--- Begin ---

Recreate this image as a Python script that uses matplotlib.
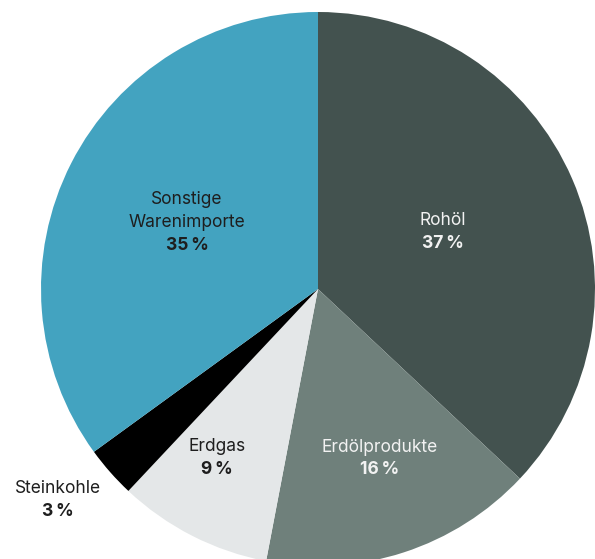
import matplotlib
matplotlib.use("Agg")
import matplotlib.pyplot as plt

# Import shares (percent), listed clockwise from the top
categories = ["Rohöl", "Erdölprodukte", "Erdgas", "Steinkohle", "Sonstige\nWarenimporte"]
shares = [37, 16, 9, 3, 35]
pct_labels = ["37\u2009%", "16\u2009%", "9\u2009%", "3\u2009%", "35\u2009%"]

colors = ["#43524f", "#6f807b", "#e4e7e8", "#000000", "#43a3c0"]
text_colors = ["#f2f2f2", "#f2f2f2", "#1e1e1e", "#1e1e1e", "#1e1e1e"]
# pixel position of each label block's percentage line
label_px = [(443, 243), (380, 470), (217, 469), (58, 511), (187, 245)]

W, H = 595, 559
cx, cy, R = 318, 289, 277

fig = plt.figure(figsize=(W / 100, H / 100), dpi=100)
ax = fig.add_axes([(cx - R) / W, (H - cy - R) / H, 2 * R / W, 2 * R / H])

ax.pie(shares, colors=colors, startangle=90, counterclock=False, radius=1,
       wedgeprops=dict(linewidth=0), frame=False)
ax.set_xlim(-1, 1)
ax.set_ylim(-1, 1)
ax.set_aspect("equal")
ax.axis("off")

font = ["Inter", "DejaVu Sans"]
for name, pct, tc, (px, py) in zip(categories, pct_labels, text_colors, label_px):
    x = (px - cx) / R
    ax.text(x, (cy - py) / R, pct, ha="center", va="center", fontsize=12.5,
            fontweight="bold", color=tc, family=font)
    ax.text(x, (cy - (py - 14)) / R, name, ha="center", va="bottom",
            fontsize=12.5, color=tc, family=font, linespacing=1.45)

fig.savefig("out.png", dpi=100)
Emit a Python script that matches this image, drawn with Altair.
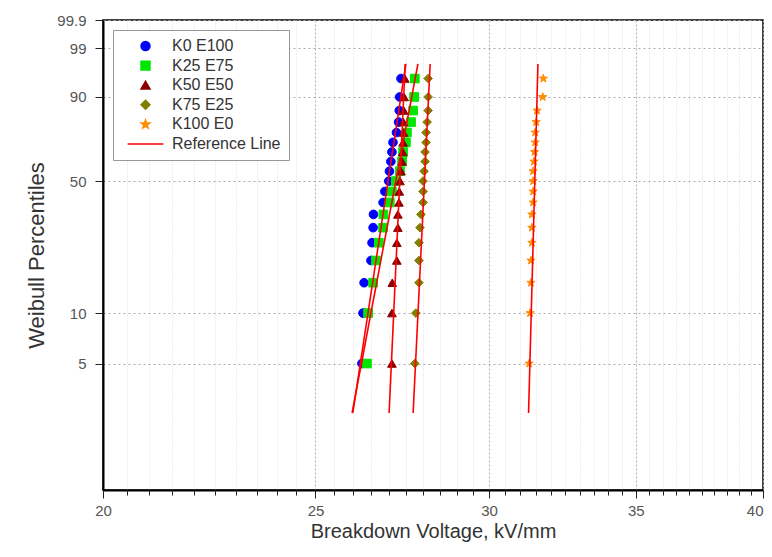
import altair as alt
import numpy as np
import pandas as pd

series_names = ["K0 E100", "K25 E75", "K50 E50", "K75 E25", "K100 E0"]
ref_label = "Reference Line"
percentiles = [5, 10, 15, 20, 25, 30, 35, 40, 45, 50, 55, 60, 65, 70, 75, 80, 85, 90, 95]

k0_e100 = [26.25, 26.28, 26.31, 26.50, 26.53, 26.56, 26.57, 26.84, 26.89, 27.00,
           27.02, 27.06, 27.09, 27.12, 27.22, 27.28, 27.30, 27.31, 27.35]
k25_e75 = [26.39, 26.42, 26.56, 26.64, 26.72, 26.84, 26.85, 27.03, 27.09, 27.20,
           27.32, 27.38, 27.41, 27.49, 27.52, 27.64, 27.70, 27.73, 27.75]
k50_e50 = [27.09, 27.09, 27.10, 27.23, 27.23, 27.26, 27.26, 27.29, 27.30, 27.32,
           27.35, 27.38, 27.40, 27.41, 27.42, 27.42, 27.43, 27.44, 27.46]
k75_e25 = [27.75, 27.78, 27.87, 27.87, 27.87, 27.90, 27.93, 27.99, 27.99, 27.99,
           28.02, 28.05, 28.05, 28.08, 28.08, 28.11, 28.14, 28.14, 28.14]
k100_e0 = [31.29, 31.32, 31.35, 31.35, 31.38, 31.38, 31.38, 31.42, 31.42, 31.42,
           31.42, 31.45, 31.47, 31.49, 31.49, 31.52, 31.55, 31.74, 31.76]

# reference (fitted Weibull) lines: value at the low and high percentile ends
ref_percent = [2.5, 97.5]
ref_low = [26.00, 25.98, 27.01, 27.70, 31.27]
ref_high = [27.49, 27.84, 27.47, 28.20, 31.58]

y_tick_pct = [5, 10, 50, 90, 99, 99.9]
y_bottom_pct = 0.84
x_major = [20, 25, 30, 35, 40]
x_minor = [v / 2 for v in range(41, 80) if v % 10 != 0]

colors = ["#0000ff", "#00e600", "#8b0000", "#808000", "#ff8c00", "#ff0000"]
star = ("M0,-1L0.235,-0.324L0.951,-0.309L0.380,0.124L0.588,0.809L0,0.4"
        "L-0.588,0.809L-0.380,0.124L-0.951,-0.309L-0.235,-0.324Z")
line_glyph = "M-4,0L4,0"
shapes = ["circle", "square", "triangle-up", "diamond", star, line_glyph]


def weib(p):
    return float(np.log(-np.log(1 - np.asarray(p) / 100.0)))


all_series = [k0_e100, k25_e75, k50_e50, k75_e25, k100_e0]
rows = []
for name, vals in zip(series_names, all_series):
    for p, v in zip(percentiles, vals):
        rows.append({"legend": name, "v": v, "w": weib(p)})
pts = pd.DataFrame(rows)

lrows = []
for name, lo, hi in zip(series_names, ref_low, ref_high):
    lrows.append({"legend": ref_label, "grp": name, "v": lo, "w": weib(ref_percent[0])})
    lrows.append({"legend": ref_label, "grp": name, "v": hi, "w": weib(ref_percent[1])})
lines = pd.DataFrame(lrows)

domain_all = series_names + [ref_label]
xscale = alt.Scale(type="log", domain=[20, 40], nice=False)
yscale = alt.Scale(domain=[weib(y_bottom_pct), weib(99.9)], nice=False, zero=False)
color_scale = alt.Scale(domain=domain_all, range=colors)
fill_scale = alt.Scale(domain=domain_all, range=colors)
shape_scale = alt.Scale(domain=domain_all, range=shapes)

yaxis = alt.Axis(
    values=[weib(p) for p in y_tick_pct],
    labelExpr="toString(round(1000*(1-exp(-exp(datum.value))))/10)",
    title="Weibull Percentiles", titleFontSize=22, titleFontWeight="normal",
    titleColor="#333", titlePadding=8,
    labelFontSize=15, labelColor="#555", labelPadding=9, tickSize=8,
    tickColor="#222", domainColor="black", domainWidth=2,
    grid=True, gridColor="#aaaaaa", gridDash=[2, 3], labelOverlap=False,
)

legend = alt.Legend(
    title=None, orient="none", legendX=10, legendY=10, padding=8,
    symbolOffset=16.5, labelOffset=18.5, rowPadding=3.6, symbolSize=80,
    symbolStrokeWidth=1.5,
    labelFontSize=16, labelColor="#333", strokeColor="#999", fillColor="white",
)

points = alt.Chart(pts).mark_point(filled=False, size=75, opacity=1, strokeWidth=1).encode(
    x=alt.X("v:Q", scale=xscale, axis=alt.Axis(
        values=x_major, orient="bottom", title="Breakdown Voltage, kV/mm",
        titleFontSize=20, titleFontWeight="normal", titleColor="#333",
        titleBaseline="alphabetic", titleY=47,
        labelFontSize=15, labelColor="#555", labelPadding=5,
        labelAlign={"condition": {"test": "datum.value >= 40", "value": "right"},
                    "value": "center"},
        tickSize=8, tickColor="#222", domainColor="black", domainWidth=2,
        labelFlush=False, labelOverlap=False, labelBound=False,
        grid=True, gridColor="#b0b0b0", gridDash=[2, 2])),
    y=alt.Y("w:Q", scale=yscale, axis=yaxis),
    color=alt.Color("legend:N", scale=color_scale, sort=domain_all, legend=legend),
    fill=alt.Fill("legend:N", scale=fill_scale, sort=domain_all, legend=legend),
    shape=alt.Shape("legend:N", scale=shape_scale, sort=domain_all, legend=legend),
)

reflines = alt.Chart(lines).mark_line(strokeWidth=1.6).encode(
    x=alt.X("v:Q", scale=xscale, axis=alt.Axis(
        values=x_minor, orient="bottom", title=None, labels=False, domain=False,
        tickSize=5, tickColor="#222", grid=True, gridColor="#dddddd",
        gridDash=[1, 2])),
    y=alt.Y("w:Q", scale=yscale, axis=yaxis),
    color=alt.Color("legend:N", scale=color_scale, sort=domain_all, legend=None),
    detail="grp:N",
)

chart = alt.layer(points, reflines).resolve_axis(x="independent").properties(
    width=660, height=470,
    autosize=alt.AutoSizeParams(type="none"),
    padding={"left": 95, "top": 12, "right": 1, "bottom": 53},
).configure(font="Liberation Sans").configure_view(stroke="black", strokeWidth=1.5)

chart.save("out.html", embed_options={"renderer": "svg", "actions": False})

--- End ---

• **Aim of the exercise**: Leave the pictures out and copy exactly the lines from the one with "Emit a Python" to the one with "85, 90, 95]", both included.

• **Result for this exercise**:
Emit a Python script that matches this image, drawn with Altair.
import altair as alt
import numpy as np
import pandas as pd

series_names = ["K0 E100", "K25 E75", "K50 E50", "K75 E25", "K100 E0"]
ref_label = "Reference Line"
percentiles = [5, 10, 15, 20, 25, 30, 35, 40, 45, 50, 55, 60, 65, 70, 75, 80, 85, 90, 95]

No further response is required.